Work to be completed: Return the material exactly, first line through the line containing "minimum width=237pt, minimum", and nothing more. Pictures stay out.

Given material:
/---

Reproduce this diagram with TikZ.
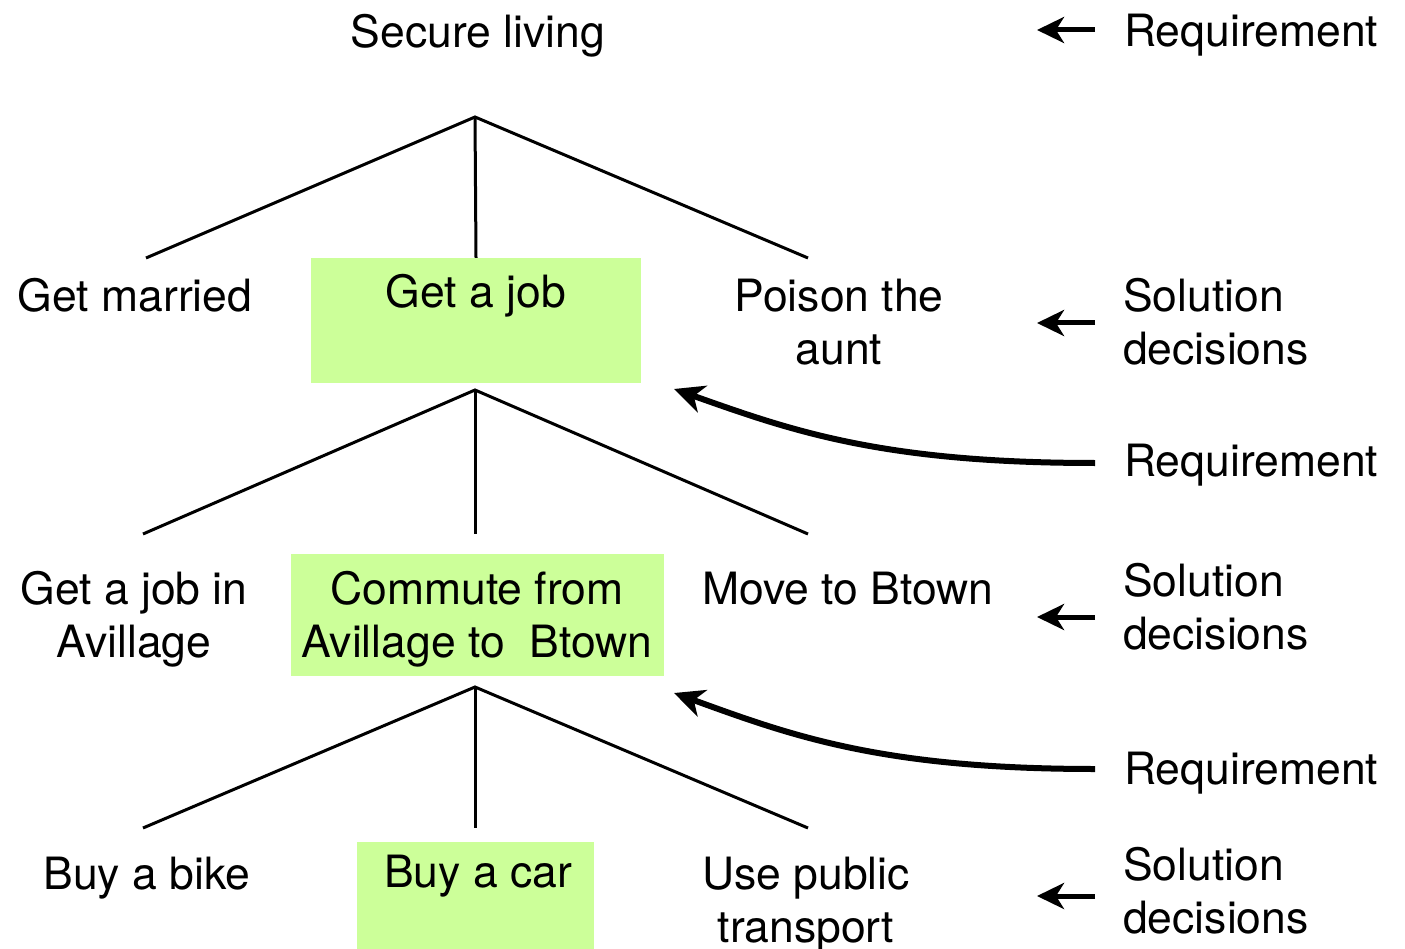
\documentclass[tikz,border=0pt]{standalone}
\usepackage{fontspec}
\setmainfont{TeX Gyre Heros}
\usetikzlibrary{arrows.meta}
\definecolor{boxgreen}{HTML}{CCFF99}
\begin{document}
\begin{tikzpicture}[x=1pt,y=-1pt,
  txt/.style={inner sep=0pt, anchor=base, align=center, font=\fontsize{44.5}{53}\selectfont},
  rtxt/.style={inner sep=0pt, anchor=base west, align=left, font=\fontsize{44.5}{53}\selectfont},
  gbox/.style={fill=boxgreen, draw=none, inner sep=0pt},
  tree/.style={line width=3pt},
  sarrow/.style={line width=5pt, -{Stealth[length=27pt,width=26pt,inset=8pt]}},
  carrow/.style={line width=6pt, -{Stealth[length=30pt,width=28pt,inset=9pt]}}
]
\useasboundingbox (0,0) rectangle (1405,949);

% green boxes
\node[gbox, minimum width=330pt, minimum height=125pt] (job) at (476,320.5) {};
\node[gbox, minimum width=373pt, minimum height=122pt] (commute) at (477.5,615) {};
\node[gbox, minimum width=237pt, minimum height=107pt] (car) at (475.5,895.5) {};

% texts (base anchor of a multi-line node is its last line)
\node[txt] (secure) at (478,48) {Secure living};
\node[txt] (married) at (135,312) {Get married};
\node[txt] (jobt) at (476,308) {Get a job};
\node[txt] (poison) at (839,365) {Poison the\\aunt};
\node[txt] (avillage) at (134,657) {Get a job in\\Avillage};
\node[txt] (commutet) at (477,657) {Commute from\\Avillage to\ \ Btown};
\node[txt] (move) at (848,604) {Move to Btown};
\node[txt] (bike) at (147,889) {Buy a bike};
\node[txt] (cart) at (478,887) {Buy a car};
\node[txt] (public) at (806,942) {Use public\\transport};

% right column
\node[rtxt] (req1) at (1124,47) {Requirement};
\node[rtxt] (sol1) at (1123,365) {Solution\\decisions};
\node[rtxt] (req2) at (1124,476) {Requirement};
\node[rtxt] (sol2) at (1123,649) {Solution\\decisions};
\node[rtxt] (req3) at (1124,784) {Requirement};
\node[rtxt] (sol3) at (1123,933) {Solution\\decisions};

% tree 1
\coordinate (ap1) at (475,117);
\coordinate (l1) at (146,258);
\coordinate (r1) at (808,258);
\draw[tree] (l1) -- (ap1) -- (r1);
\draw[tree] (ap1) -- (job.north);

% tree 2
\coordinate (ap2) at (475,390);
\coordinate (l2) at (143,534);
\coordinate (m2) at (475,534);
\coordinate (r2) at (808,534);
\draw[tree] (l2) -- (ap2) -- (r2);
\draw[tree] (ap2) -- (m2);

% tree 3
\coordinate (ap3) at (475,687);
\coordinate (l3) at (143,828);
\coordinate (m3) at (475,828);
\coordinate (r3) at (808,828);
\draw[tree] (l3) -- (ap3) -- (r3);
\draw[tree] (ap3) -- (m3);

% straight arrows
\coordinate (s1) at (1095,30);  \coordinate (e1) at (1037,30);
\coordinate (s2) at (1095,323); \coordinate (e2) at (1037,323);
\coordinate (s3) at (1095,617); \coordinate (e3) at (1037,617);
\coordinate (s4) at (1095,896); \coordinate (e4) at (1037,896);
\draw[sarrow] (s1) -- (e1);
\draw[sarrow] (s2) -- (e2);
\draw[sarrow] (s3) -- (e3);
\draw[sarrow] (s4) -- (e4);

% curved arrows
\coordinate (c1s) at (1095,463);
\coordinate (c1e) at (674,389);
\draw[carrow] (c1s) .. controls (880,463) and (790,430) .. (c1e);
\coordinate (c2s) at (1095,769);
\coordinate (c2e) at (674,693);
\draw[carrow] (c2s) .. controls (880,769) and (790,735) .. (c2e);
\end{tikzpicture}
\end{document}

\---

Answer to the task:
Reproduce this diagram with TikZ.
\documentclass[tikz,border=0pt]{standalone}
\usepackage{fontspec}
\setmainfont{TeX Gyre Heros}
\usetikzlibrary{arrows.meta}
\definecolor{boxgreen}{HTML}{CCFF99}
\begin{document}
\begin{tikzpicture}[x=1pt,y=-1pt,
  txt/.style={inner sep=0pt, anchor=base, align=center, font=\fontsize{44.5}{53}\selectfont},
  rtxt/.style={inner sep=0pt, anchor=base west, align=left, font=\fontsize{44.5}{53}\selectfont},
  gbox/.style={fill=boxgreen, draw=none, inner sep=0pt},
  tree/.style={line width=3pt},
  sarrow/.style={line width=5pt, -{Stealth[length=27pt,width=26pt,inset=8pt]}},
  carrow/.style={line width=6pt, -{Stealth[length=30pt,width=28pt,inset=9pt]}}
]
\useasboundingbox (0,0) rectangle (1405,949);

% green boxes
\node[gbox, minimum width=330pt, minimum height=125pt] (job) at (476,320.5) {};
\node[gbox, minimum width=373pt, minimum height=122pt] (commute) at (477.5,615) {};
\node[gbox, minimum width=237pt, minimum height=107pt] (car) at (475.5,895.5) {};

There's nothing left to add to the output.